### Task instructions
Print nothing but the lines from the start of the listing below through the line that contains "document.body.style.margin = '0';". Do not include the pictures.
==== Dataset section
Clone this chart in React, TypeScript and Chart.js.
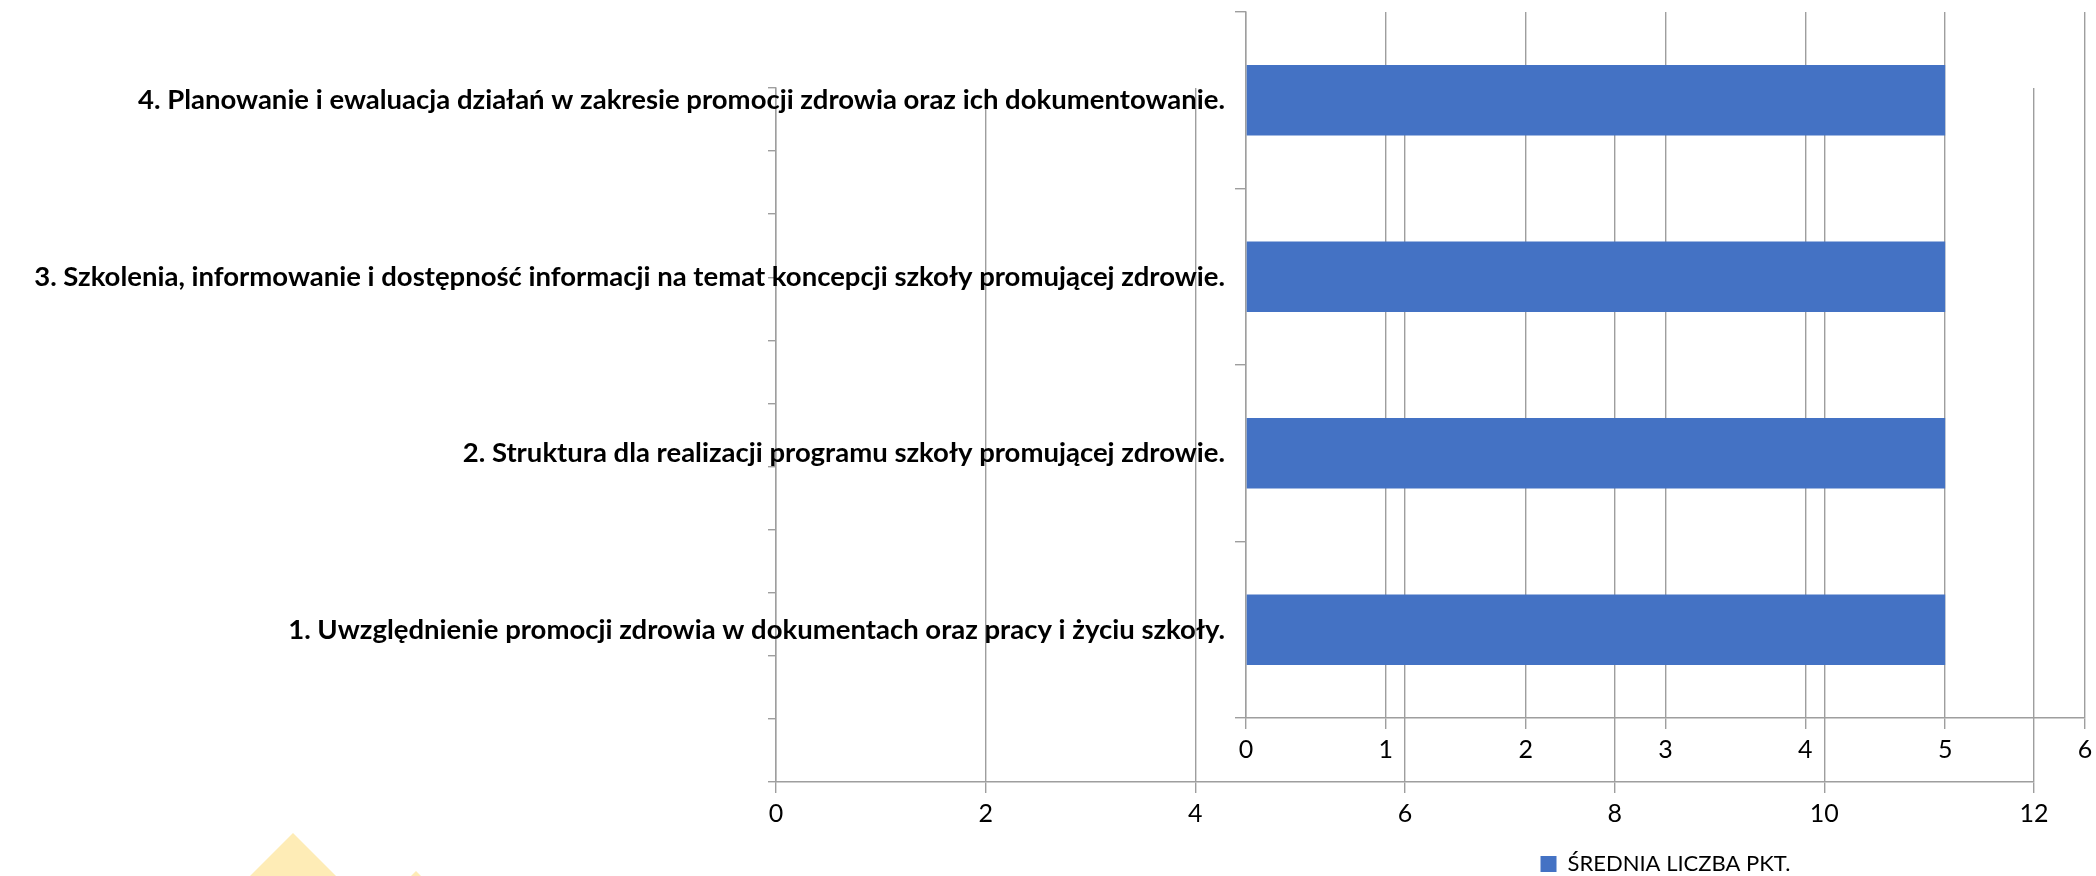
import React, { useEffect, useRef } from 'react';
import { Chart, registerables } from 'chart.js';

Chart.register(...registerables);

const categories = [
  '1. Uwzględnienie promocji zdrowia w dokumentach oraz pracy i życiu szkoły.',
  '2. Struktura dla realizacji programu szkoły promującej zdrowie.',
  '3. Szkolenia, informowanie i dostępność informacji na temat koncepcji szkoły promującej zdrowie.',
  '4. Planowanie i ewaluacja działań w zakresie promocji zdrowia oraz ich dokumentowanie.',
];
const scores = [5, 5, 5, 5];
const seriesName = 'ŚREDNIA LICZBA PKT.';
const frontMax = 6;
const frontStep = 1;

const backCategories = ['', '', '', '', '', '', '', '', '', '', ''];
const backMax = 12;
const backStep = 2;

const GRID = '#9e9e9e';
const BAR = '#4472c4';
const FONT = 'Lato';

const noPad = (s: any) => {
  s.paddingTop = 0;
  s.paddingBottom = 0;
  s.paddingLeft = 0;
  s.paddingRight = 0;
};

export default function App() {
  const backRef = useRef<HTMLCanvasElement>(null);
  const frontRef = useRef<HTMLCanvasElement>(null);

  useEffect(() => {
    document.body.style.margin = '0';

    const back = new Chart(backRef.current!, {
      type: 'bar',
      data: { labels: backCategories, datasets: [{ label: '', data: [], backgroundColor: BAR }] },
      options: {
        animation: false,
        responsive: false,
        devicePixelRatio: 1,
        indexAxis: 'y',
        layout: { padding: { left: 0, top: 88, right: 62, bottom: 0 } },
        plugins: { legend: { display: false }, tooltip: { enabled: false } },
        scales: {
          x: {
            min: 0,
            max: backMax,
            ticks: { stepSize: backStep, color: '#000', font: { family: FONT, size: 25 }, padding: 6 },
            grid: { color: GRID, lineWidth: 1.4, tickLength: 11 },
            border: { color: GRID, width: 1.4 },
            afterFit: (s: any) => { s.height = 94; noPad(s); },
          },
          y: {
            type: 'category',
            offset: true,
            ticks: { display: true },
            grid: { offset: true, drawOnChartArea: false, color: GRID, lineWidth: 1.4, tickLength: 8 },
            border: { color: GRID, width: 1.4 },
            afterFit: (s: any) => { s.width = 776; noPad(s); },
          },
        },
      },
    });

    const front = new Chart(frontRef.current!, {
      type: 'bar',
      data: {
        labels: categories,
        datasets: [{ label: seriesName, data: scores, backgroundColor: BAR, categoryPercentage: 1, barPercentage: 0.4 }],
      },
      options: {
        animation: false,
        responsive: false,
        devicePixelRatio: 1,
        indexAxis: 'y',
        layout: { padding: { left: 0, top: 12, right: 11, bottom: -9 } },
        plugins: {
          tooltip: { enabled: false },
          legend: {
            position: 'bottom',
            fullSize: false,
            labels: {
              color: '#000',
              boxWidth: 16,
              boxHeight: 16,
              padding: 20,
              font: { family: FONT, size: 22 },
            },
          },
        },
        scales: {
          x: {
            min: 0,
            max: frontMax,
            ticks: { stepSize: frontStep, color: '#000', font: { family: FONT, size: 25 }, padding: 6 },
            grid: { color: GRID, lineWidth: 1.4, tickLength: 11 },
            border: { color: GRID, width: 1.4 },
            afterFit: (s: any) => { s.height = 115; noPad(s); },
          },
          y: {
            type: 'category',
            reverse: true,
            offset: true,
            ticks: { color: '#000', font: { family: FONT, size: 27.5, weight: 'bold' }, padding: 10 },
            grid: { offset: true, drawOnChartArea: false, color: GRID, lineWidth: 1.4, tickLength: 11 },
            border: { color: GRID, width: 1.4 },
            afterFit: (s: any) => { s.width = 1246; noPad(s); },
          },
        },
      },
    });

    return () => {
      back.destroy();
      front.destroy();
    };
  }, []);

  return (
    <div style={{ position: 'relative', width: 2096, height: 876, overflow: 'hidden', background: '#fff' }}>
      <div
        style={{
          position: 'absolute', left: 250, top: 833, width: 86, height: 43,
          background: '#feecb6', clipPath: 'polygon(50% 0, 100% 100%, 0 100%)',
        }}
      />
      <div
        style={{
          position: 'absolute', left: 411, top: 871, width: 10, height: 5,
          background: '#feecb6', clipPath: 'polygon(50% 0, 100% 100%, 0 100%)',
        }}
      />
      <canvas ref={backRef} width={2096} height={876} style={{ position: 'absolute', left: 0, top: 0 }} />
      <canvas ref={frontRef} width={2096} height={876} style={{ position: 'absolute', left: 0, top: 0 }} />
    </div>
  );
}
========
### Result
Clone this chart in React, TypeScript and Chart.js.
import React, { useEffect, useRef } from 'react';
import { Chart, registerables } from 'chart.js';

Chart.register(...registerables);

const categories = [
  '1. Uwzględnienie promocji zdrowia w dokumentach oraz pracy i życiu szkoły.',
  '2. Struktura dla realizacji programu szkoły promującej zdrowie.',
  '3. Szkolenia, informowanie i dostępność informacji na temat koncepcji szkoły promującej zdrowie.',
  '4. Planowanie i ewaluacja działań w zakresie promocji zdrowia oraz ich dokumentowanie.',
];
const scores = [5, 5, 5, 5];
const seriesName = 'ŚREDNIA LICZBA PKT.';
const frontMax = 6;
const frontStep = 1;

const backCategories = ['', '', '', '', '', '', '', '', '', '', ''];
const backMax = 12;
const backStep = 2;

const GRID = '#9e9e9e';
const BAR = '#4472c4';
const FONT = 'Lato';

const noPad = (s: any) => {
  s.paddingTop = 0;
  s.paddingBottom = 0;
  s.paddingLeft = 0;
  s.paddingRight = 0;
};

export default function App() {
  const backRef = useRef<HTMLCanvasElement>(null);
  const frontRef = useRef<HTMLCanvasElement>(null);

  useEffect(() => {
    document.body.style.margin = '0';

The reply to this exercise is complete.